A Video Resume of Sorts

Can we just skip the interview?

The primary idea behind this project was to encompass my paper resume into a short motion graphics video. In other words, I wanted to show each of my skills on screen without setting up a camera behind my back. I know, Mograph reels are nothing new. This project was created to show all of my skill sets, rather than just motion graphics. I have seen many inspiring reels in my time, but none that really illustrated the beauty and complexity of code in my eyes. I set out to do just that.

  • Wireframing

    I’m a huge proponent of wireframing and thinking before doing. It’s very important that I draw out a framework of the website/app before I start designing or building. After all, would a film be green-lit without a script? It’s the same thing. I believe people like to see the process of how wireframes take shape and eventually form a website.

  • Code Is Beautiful

    I’ve always wondered why TV shows and movies dramatize coding or hacking in some way. They usually do this by giving it some sort of cheesy user interface. To me, code is beautiful! I take pride in my process and IDE (I use Coda by the way – say what you will). With this project, I wanted to reveal my style, inspiration, and interests (ergo, the David Fincher-style close-up sweeping shots).

  • Giving It Life

    After showing the building and wireframing, I thought it’d be appropriate to showcase my motion graphics techniques. What better way to show this then to screen-record myself and fast-forward the magic?

The Road Was a Long and Arduous One

I'll die before I have to do another screen recording again

This project took over a year to complete; it was the most time-consuming project I’ve worked on by far. Countless hours were spent, many coffees were drank, numerous lives were lost. Just kidding about the last one. Besides all that, the first obstacle was figuring how this thing was going to look.

The look I was searching for was inspired by Edison’s many patent drawings from 1882, hence, the light bulb that appears in the beginning of the animation sequence. I’ve always liked the look of old blueprints and figures pertaining to primitive technology. It has always fascinated me due to my dedication for planning out ideas. It was only natural to use these antiquated drawings as inspiration for the wireframing sequences.

See video at 0:05

From there, it only felt right to transition into my development environment. All those shapes have to turn into code sometime, right? It was important to me that I show the whole nitty gritty process from the beginning. Code is beautiful in my eyes, so it’s only appropriate that the viewer gets intimate with it in the video. The extreme close-up shots of the command line and my text editor are exact recreations of my real environment.

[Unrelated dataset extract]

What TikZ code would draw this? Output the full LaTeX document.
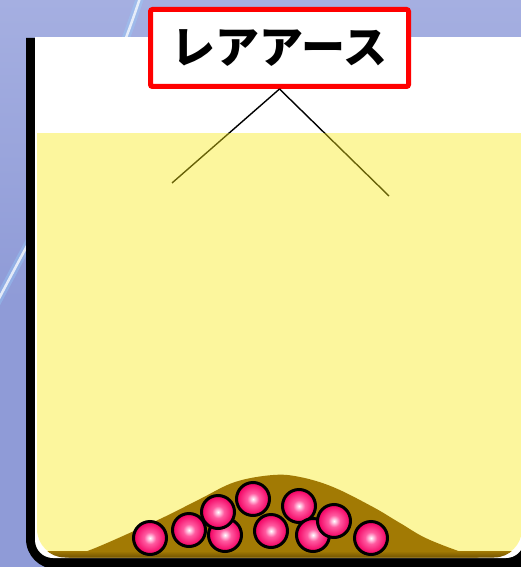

To show you this, I couldn’t solely film my computer screen. The shots of the code you see in the video were also mographs.

See video at 0:25

With this unique style, I was able to juxtapose my motion graphics skills with my web development knowledge. However, I also wanted to highlight my motion editing capabilities. Again, the aim here was to give the viewer a first person view of my actual process. From finding a good song on Rdio (RIP Rdio), to designing something in Photoshop, then manipulating the layers in Motion, each step of my process is revealed in this project.

See video at 0:39

If I Could Do It All Over Again

There's always room for criticism

My vision for the rest of the video was easy enough: show all of my previous motion graphics work. In retrospect, the part that lacks the most substance in my eyes is the amateur film work I included at the end. I’ve always dreamed of being in the film industry. As time went on, however, the dream diminished further into limbo to make room for my software development passion. Hey, things change. After all, my independent filmmaking career was not going to pay the bills. Despite that, it’s still a big part of who I am.